In this case, the total wave function is given by

$$\begin{eqnarray}&&\left|{\psi }^{{\rm{i}}({\rm{f}})}\right\rangle ={\left|BC{S}^{{\rm{i}}({\rm{f}})}\right\rangle }_{{\rm{n}}}{\left|BC{S}^{{\rm{i}}({\rm{f}})}\right\rangle }_{{\rm{p}}},\end{eqnarray} \tag{ A7 }$$

where |BCS⟩_t (t=n,p) is given by Eq. (A1). The SF in the case of the transfer of one pair of paired like-particles, defined by Eq. (19) and Eq. (20), then become

$$\begin{eqnarray}\begin{array}{ll}\sqrt{{s}_{{\rm{tt}}}^{{\rm{STR}}}} & =\displaystyle \sum _{l\gt 0}{v}_{l{\rm{t}}}^{{\rm{f}}}{u}_{l{\rm{t}}}^{{\rm{i}}}\displaystyle \prod _{j\ne l}({v}_{j{\rm{t}}}^{{\rm{i}}}{v}_{j{\rm{t}}}^{{\rm{f}}}+{u}_{j{\rm{t}}}^{{\rm{i}}}{u}_{j{\rm{t}}}^{{\rm{f}}}),\,{\rm{t=n}},{\rm{p}}\end{array}\end{eqnarray} \tag{ A8 }$$

$$\begin{eqnarray}\begin{array}{ll}\sqrt{{s}_{{\rm{tt}}}^{{\rm{PIC}}}} & =\displaystyle \sum _{l\gt 0}{v}_{l{\rm{t}}}^{{\rm{i}}}{u}_{l{\rm{t}}}^{{\rm{f}}}\displaystyle \prod _{j\ne l}({v}_{j{\rm{t}}}^{{\rm{i}}}{v}_{j{\rm{t}}}^{{\rm{f}}}+{u}_{j{\rm{t}}}^{{\rm{i}}}{u}_{j{\rm{t}}}^{{\rm{f}}}){\rm{,t=n}},{\rm{p}}.\end{array}\end{eqnarray} \tag{ A9 }$$

After projection

In this case, the total wave function is given by

$$\begin{eqnarray}&&\left|{\psi }_{m}^{{\rm{i}}({\rm{f}})}\right\rangle ={\left|{\psi }_{m}^{{\rm{i}}({\rm{f}})}\right\rangle }_{{\rm{n}}}{\left|{\psi }_{m}^{{\rm{i}}({\rm{f}})}\right\rangle }_{{\rm{p}}}.\end{eqnarray} \tag{ A10 }$$

Using the property (17), one has

$$\begin{eqnarray}&&{\sqrt{({s}_{{\rm{tt}}}^{{\rm{STR}}})}}_{m}=2(m+1){C}_{mt}^{{\rm{i}}}{C}_{mt}^{{\rm{f}}}\left\{\mathop{\sum _{k=0}}\limits^{m+1}{\xi }_{k}{z}_{k}^{-{P}_{{\rm{t}}}^{{\rm{i}}}}\sum _{l\gt 0}{v}_{l{\rm{t}}}^{{\rm{f}}}{u}_{l{\rm{t}}}^{{\rm{i}}}\displaystyle \prod _{j\ne l}\left({u}_{j{\rm{t}}}^{{\rm{i}}}{u}_{j{\rm{t}}}^{{\rm{f}}}+{z}_{k}{v}_{j{\rm{t}}}^{{\rm{i}}}{v}_{j{\rm{t}}}^{{\rm{f}}}\right)+cc\right\}\end{eqnarray} \tag{ A11 }$$

$$\begin{eqnarray}&&{\sqrt{({s}_{{\rm{tt}}}^{{\rm{PIC}}})}}_{m}=2(m+1){C}_{mt}^{{\rm{i}}}{C}_{mt}^{{\rm{f}}}\left\{\mathop{\sum _{k=0}}\limits^{m+1}{\xi }_{k}{z}_{k}^{-{P}_{{\rm{t}}}^{{\rm{f}}}}\sum _{l\gt 0}{v}_{l{\rm{t}}}^{{\rm{i}}}{u}_{l{\rm{t}}}^{{\rm{f}}}\displaystyle \prod _{j\ne l}\left({u}_{j{\rm{t}}}^{{\rm{i}}}{u}_{j{\rm{t}}}^{{\rm{f}}}+{z}_{k}{v}_{j{\rm{t}}}^{{\rm{i}}}{v}_{j{\rm{t}}}^{{\rm{f}}}\right)+cc\right\}\end{eqnarray} \tag{ A12 }$$

where the fact that ${P}_{{\rm{t}}}^{{\rm{f}}}={P}_{{\rm{t}}}^{{\rm{i}}}-1$ has been taken into account.

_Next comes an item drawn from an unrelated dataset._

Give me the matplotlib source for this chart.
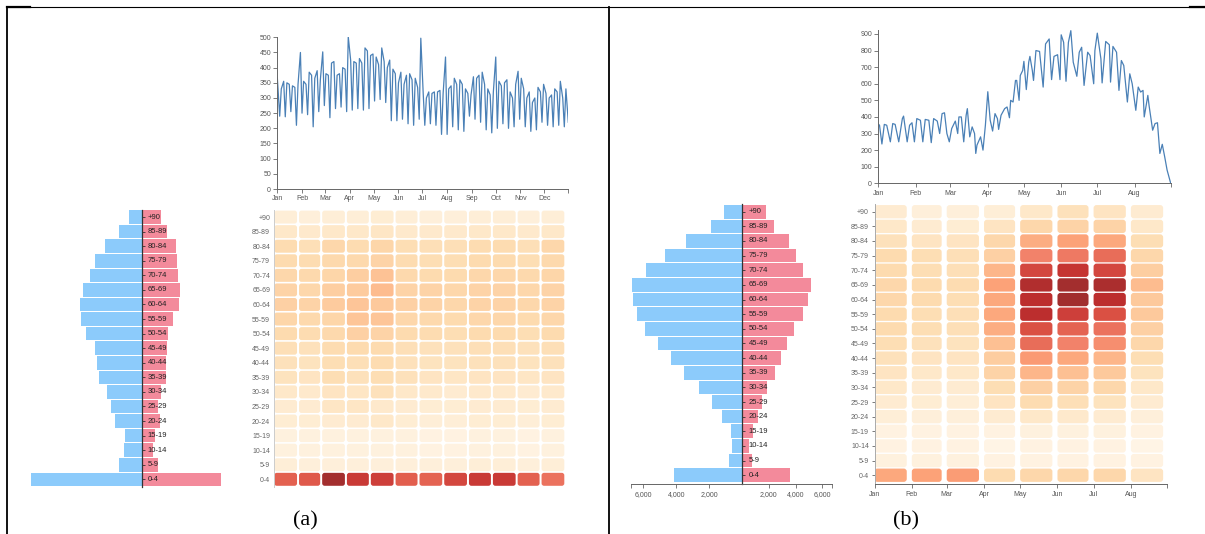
import matplotlib
matplotlib.use("Agg")
import matplotlib.pyplot as plt
from matplotlib.patches import FancyBboxPatch
from matplotlib.lines import Line2D
from matplotlib.colors import PowerNorm

# figure size in pixels, everything below is placed in pixel coords
W, H = 1205, 534

plt.rcParams["font.family"] = ["Liberation Sans", "DejaVu Sans"]

age_groups = ["+90", "85-89", "80-84", "75-79", "70-74", "65-69", "60-64",
              "55-59", "50-54", "45-49", "40-44", "35-39", "30-34", "25-29",
              "20-24", "15-19", "10-14", "5-9", "0-4"]

month_names = ["Jan", "Feb", "Mar", "Apr", "May", "Jun",
               "Jul", "Aug", "Sep", "Oct", "Nov", "Dec"]
# day-of-year where each month starts (leap year)
month_starts = [0, 31, 60, 91, 121, 152, 182, 213, 244, 274, 305, 335, 366]

# --- panel (a) data ---
a_male = [330, 580, 930, 1180, 1330, 1500, 1580, 1540, 1430, 1200,
          1150, 1090, 880, 790, 670, 420, 450, 580, 2830]
a_female = [500, 650, 880, 900, 950, 990, 960, 820, 690, 650,
            640, 620, 490, 420, 470, 350, 290, 420, 2030]

a_days = [0, 3, 5, 8, 10, 12, 15, 17, 19, 22, 24, 26, 29, 31, 33, 36,
          38, 40, 43, 45, 47, 50, 52, 54, 57, 59, 61, 64, 66, 68, 71,
          73, 75, 78, 80, 82, 85, 87, 89, 92, 94, 96, 99, 101, 103, 106,
          108, 110, 113, 115, 117, 120, 122, 124, 127, 129, 131, 134,
          136, 138, 141, 143, 145, 148, 150, 152, 155, 157, 159, 162,
          164, 166, 169, 171, 173, 176, 178, 180, 183, 185, 187, 190,
          192, 194, 197, 199, 201, 204, 206, 208, 211, 213, 215, 218,
          220, 222, 225, 227, 229, 232, 234, 236, 239, 241, 243, 246,
          248, 250, 253, 255, 257, 260, 262, 264, 267, 269, 271, 274,
          276, 278, 281, 283, 285, 288, 290, 292, 295, 297, 299, 302,
          304, 306, 309, 311, 313, 316, 318, 320, 323, 325, 327, 330,
          332, 334, 337, 339, 341, 344, 346, 348, 351, 353, 355, 358,
          360, 362, 365]
a_values = [368, 240, 330, 355, 238, 350, 345, 255, 340, 335, 210, 345, 450,
            250, 355, 345, 245, 385, 375, 205, 365, 390, 255, 360, 452,
            275, 380, 375, 235, 415, 420, 265, 375, 380, 270, 400, 395,
            255, 502, 425, 260, 420, 415, 265, 430, 415, 260, 465, 455,
            265, 440, 445, 290, 435, 410, 295, 465, 420, 285, 400, 425,
            225, 395, 380, 225, 350, 385, 230, 345, 375, 215, 380, 360,
            210, 365, 335, 230, 497, 315, 210, 300, 320, 215, 315, 320,
            210, 320, 325, 180, 315, 435, 180, 330, 340, 205, 365, 345,
            195, 360, 345, 190, 330, 315, 240, 310, 370, 230, 365, 375,
            220, 385, 345, 195, 330, 310, 185, 320, 435, 200, 355, 340,
            215, 350, 360, 200, 320, 300, 205, 345, 388, 230, 365, 330,
            205, 300, 320, 190, 285, 300, 195, 335, 320, 220, 345, 315,
            210, 300, 310, 205, 330, 320, 210, 355, 300, 205, 330, 220]

heat_a = [
    [6, 5, 6, 6, 7, 6, 5, 5, 6, 6, 5, 6],
    [10, 9, 10, 10, 11, 9, 9, 9, 10, 10, 9, 10],
    [17, 15, 20, 17, 21, 16, 15, 15, 17, 17, 15, 20],
    [18, 17, 19, 19, 22, 17, 16, 16, 18, 18, 16, 19],
    [20, 19, 21, 25, 31, 19, 18, 18, 20, 20, 19, 21],
    [22, 20, 25, 27, 33, 22, 22, 20, 22, 22, 20, 22],
    [24, 22, 27, 30, 28, 24, 22, 20, 22, 22, 20, 22],
    [21, 19, 21, 30, 30, 20, 19, 18, 20, 20, 18, 20],
    [18, 17, 19, 24, 22, 18, 17, 16, 18, 18, 16, 18],
    [15, 14, 17, 18, 18, 15, 14, 14, 15, 15, 14, 15],
    [14, 13, 16, 15, 17, 14, 13, 13, 14, 14, 13, 14],
    [13, 12, 16, 14, 16, 14, 12, 11, 12, 12, 11, 12],
    [10, 9, 12, 11, 14, 10, 9, 8, 9, 9, 8, 9],
    [8, 8, 11, 11, 9, 8, 7, 7, 8, 8, 7, 8],
    [7, 7, 8, 8, 10, 7, 6, 6, 7, 7, 6, 7],
    [4, 4, 4, 4, 4, 4, 3, 3, 4, 4, 3, 4],
    [4, 4, 4, 4, 4, 4, 3, 3, 4, 4, 3, 4],
    [6, 5, 5, 5, 5, 5, 5, 5, 6, 6, 5, 6],
    [66, 68, 95, 80, 78, 67, 65, 75, 80, 80, 66, 60],
]

# --- panel (b) data ---
b_male = [1100, 1920, 3380, 4660, 5850, 6700, 6630, 6380, 5900, 5120,
          4340, 3540, 2610, 1810, 1210, 660, 620, 820, 4110]
b_female = [1770, 2390, 3500, 4020, 4590, 5130, 4960, 4590, 3880, 3330,
            2880, 2450, 1820, 1510, 1200, 770, 510, 710, 3620]

b_days = [0, 1, 3, 5, 7, 10, 12, 14, 17, 20, 21, 24, 26, 28, 30,
          32, 35, 37, 39, 42, 44, 46, 49, 51, 53, 55, 57,
          59, 61, 64, 66, 67, 69, 71, 73, 74, 76, 78, 80, 81, 82, 85, 87, 89,
          91, 93, 95, 97, 99, 100, 102, 105, 107, 109, 110, 112, 114, 115,
          117, 118, 120, 121, 123, 125, 126, 128, 129, 131, 134, 137, 139,
          142, 144, 146, 149, 151, 152, 154, 156, 158, 160, 162, 165, 167,
          169, 171, 174, 176, 179, 180, 182, 185, 186, 189, 192, 193, 195,
          198, 200, 202, 204, 207, 209, 211, 214, 216, 218, 220, 221, 224,
          225, 228, 230, 232, 234, 236, 238, 240, 243]
b_values = [357, 350, 237, 355, 350, 250, 360, 355, 250, 390, 405, 250, 350,
            365, 250, 390, 380, 250, 385, 380, 245, 390, 375, 300, 420, 425,
            300, 250, 330, 375, 300, 400, 400, 250, 410, 450, 280, 340, 300,
            180, 230, 280, 200, 350, 552, 380, 315, 420, 390, 325, 410, 450,
            460, 395, 500, 490, 620, 620, 500, 650, 680, 735, 565, 730, 765,
            680, 620, 800, 795, 580, 840, 870, 625, 765, 775, 625, 895, 850,
            615, 850, 920, 730, 645, 790, 820, 590, 790, 770, 600, 800, 905,
            750, 605, 855, 835, 610, 825, 790, 560, 740, 710, 490, 660, 600,
            440, 580, 550, 560, 400, 530, 470, 320, 360, 365, 180, 235, 160,
            80, 0]

heat_b = [
    [8, 5, 5, 6, 10, 14, 12, 8],
    [10, 8, 7, 12, 20, 22, 22, 10],
    [14, 12, 12, 20, 38, 42, 40, 16],
    [18, 16, 15, 24, 55, 58, 62, 20],
    [18, 16, 15, 35, 75, 82, 75, 25],
    [20, 18, 17, 42, 90, 95, 92, 33],
    [20, 18, 16, 40, 86, 96, 86, 28],
    [18, 16, 15, 40, 86, 78, 72, 28],
    [18, 16, 15, 38, 72, 65, 60, 24],
    [16, 14, 13, 32, 62, 55, 50, 20],
    [14, 12, 12, 26, 45, 40, 35, 16],
    [12, 10, 10, 22, 35, 32, 28, 13],
    [10, 8, 8, 16, 24, 22, 20, 10],
    [8, 7, 6, 12, 17, 15, 13, 8],
    [6, 5, 5, 8, 10, 9, 8, 5],
    [3, 3, 3, 3, 4, 4, 4, 3],
    [3, 3, 3, 2, 3, 3, 3, 2],
    [4, 4, 4, 3, 3, 3, 3, 3],
    [40, 42, 44, 17, 20, 20, 20, 12],
]

LINE_COLOR = "#4a80b6"
MALE_COLOR = "#8ccbfb"
FEMALE_COLOR = "#f38a9b"
AXIS_COLOR = "#666666"
cmap = plt.get_cmap("OrRd")
norm = PowerNorm(0.8, vmin=0, vmax=100)


def px_axes(fig, left, top, right, bottom):
    """add an axes given its box in pixels (y measured from the top)"""
    return fig.add_axes([left / W, 1 - bottom / H, (right - left) / W, (bottom - top) / H])


def style_axis(ax, spines=("left", "bottom")):
    for side in ("left", "right", "top", "bottom"):
        ax.spines[side].set_visible(side in spines)
        ax.spines[side].set_color(AXIS_COLOR)
        ax.spines[side].set_linewidth(0.7)
    ax.tick_params(length=3, width=0.6, color=AXIS_COLOR, labelsize=5,
                   labelcolor="#555555", pad=1.5)


def draw_line(ax, days, values, ymax, yticks, n_months, end_day):
    ax.plot(days, values, color=LINE_COLOR, lw=0.9)
    ax.set_xlim(0, end_day)
    ax.set_ylim(0, ymax)
    ax.set_yticks(yticks)
    ax.set_xticks(month_starts[:n_months] + [end_day])
    ax.set_xticklabels(month_names[:n_months] + [""])
    ax.set_facecolor("none")
    style_axis(ax)


def draw_heat(ax, matrix, n_months, end_day, gap_days, row_h, radius_px, box_px, ylim_bottom):
    width_px, height_px = box_px
    x_per_px = end_day / width_px
    y_per_px = (ylim_bottom + 0.5) / height_px
    for i, row in enumerate(matrix):
        for j, v in enumerate(row):
            x0 = month_starts[j]
            w = month_starts[j + 1] - x0 - gap_days
            ax.add_patch(FancyBboxPatch(
                (x0, i - row_h / 2), w, row_h,
                boxstyle="round,pad=0,rounding_size=%f" % (radius_px * x_per_px),
                mutation_aspect=y_per_px / x_per_px,
                fc=cmap(norm(v)), ec="none", alpha=0.82))
    ax.set_xlim(0, end_day)
    ax.set_ylim(ylim_bottom, -0.5)
    ax.set_yticks(range(len(age_groups)))
    ax.set_yticklabels(age_groups)
    ax.set_facecolor("none")


def draw_pyramid(fig, left, center, right, top, bottom, male, female,
                 lim_left, lim_right, ylim_bottom):
    axl = px_axes(fig, left, top, center, bottom)
    axr = px_axes(fig, center, top, right, bottom)
    rows = range(len(age_groups))
    axl.barh(rows, male, height=0.93, color=MALE_COLOR)
    axr.barh(rows, female, height=0.93, color=FEMALE_COLOR)
    axl.set_xlim(lim_left, 0)
    axr.set_xlim(0, lim_right)
    for ax in (axl, axr):
        ax.set_ylim(ylim_bottom, -0.5)
        ax.set_facecolor("none")
    style_axis(axl, spines=())
    style_axis(axr, spines=("left",))
    axl.set_yticks([])
    # centre line with age labels just to the right of it
    axr.spines["left"].set_color("#333333")
    axr.spines["left"].set_linewidth(0.9)
    axr.set_yticks(list(rows))
    axr.tick_params(axis="y", direction="in", length=2.5, color="#333333", labelleft=False)
    for i, lab in enumerate(age_groups):
        axr.annotate(lab, xy=(0, i), xycoords=("axes fraction", "data"),
                     xytext=(4.5, 0), textcoords="offset points",
                     va="center", ha="left", fontsize=5.5, color="#222222")
    return axl, axr


fig = plt.figure(figsize=(W / 100, H / 100), dpi=100)

# ---------------- panel (a) ----------------
ax = px_axes(fig, 277.3, 37.3, 568.3, 189)
draw_line(ax, a_days, a_values, 500, range(0, 501, 50), 12, 365)

ax = px_axes(fig, 274.3, 209.8, 566.3, 486.6)
draw_heat(ax, heat_a, 12, 366, 2.5, 0.89, 2.5, (292, 276.8), 18.5)
style_axis(ax, spines=("left",))
ax.spines["left"].set_color("#cccccc")
ax.tick_params(axis="y", length=0, pad=3, labelcolor="#666666")
ax.set_xticks([])

axl, axr = draw_pyramid(fig, 31, 141.5, 220.5, 209.8, 486.6, a_male, a_female,
                        2830, 2030, 18.5)
axl.set_xticks([])
axr.set_xticks([])

# ---------------- panel (b) ----------------
ax = px_axes(fig, 878.3, 30, 1170.7, 183.3)
draw_line(ax, b_days, b_values, 924, range(0, 901, 100), 8, 243)

ax = px_axes(fig, 874.5, 204.4, 1167, 484.3)
draw_heat(ax, heat_b, 8, 243, 4.2, 0.91, 3, (292.5, 279.9), 18.62)
style_axis(ax)
ax.spines["left"].set_color("#aaaaaa")
ax.tick_params(axis="y", length=2, pad=2, labelcolor="#666666")
ax.set_xticks(month_starts[:8] + [243])
ax.set_xticklabels(month_names[:8] + [""])

axl, axr = draw_pyramid(fig, 631, 742.3, 832, 204.4, 484.3, b_male, b_female,
                        6740, 6740, 18.62)
for a_ in (axl, axr):
    a_.spines["bottom"].set_visible(True)
axl.set_xticks([6740, 6000, 4000, 2000])
axl.set_xticklabels(["", "6,000", "4,000", "2,000"])
axr.set_xticks([2000, 4000, 6000, 6740])
axr.set_xticklabels(["2,000", "4,000", "6,000", ""])

# captions
fig.text(305 / W, 1 - 521 / H, "(a)", family="Liberation Serif", fontsize=16,
         ha="center", va="center")
fig.text(906 / W, 1 - 521 / H, "(b)", family="Liberation Serif", fontsize=16,
         ha="center", va="center")

# table frame around the two panels
def frame_line(x0, y0, x1, y1, lw):
    fig.add_artist(Line2D([x0 / W, x1 / W], [1 - y0 / H, 1 - y1 / H],
                          transform=fig.transFigure, color="black", lw=lw))

frame_line(7, 6.5, 1205, 6.5, 0.8)
frame_line(7, 7, 30, 7, 1.6)
frame_line(1190, 7, 1205, 7, 1.6)
frame_line(7.3, 6.5, 7.3, 534, 1.3)
frame_line(609.3, 6.5, 609.3, 534, 1.3)

fig.savefig("out.png", dpi=100)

It has been assumed here that the convergence is reached for the same value m of the extraction degrees of the false components of the wave function of the initial and final states.

Let us also note that the use of the property (17) has led to expressions easier to handle than those obtained in Ref. [103].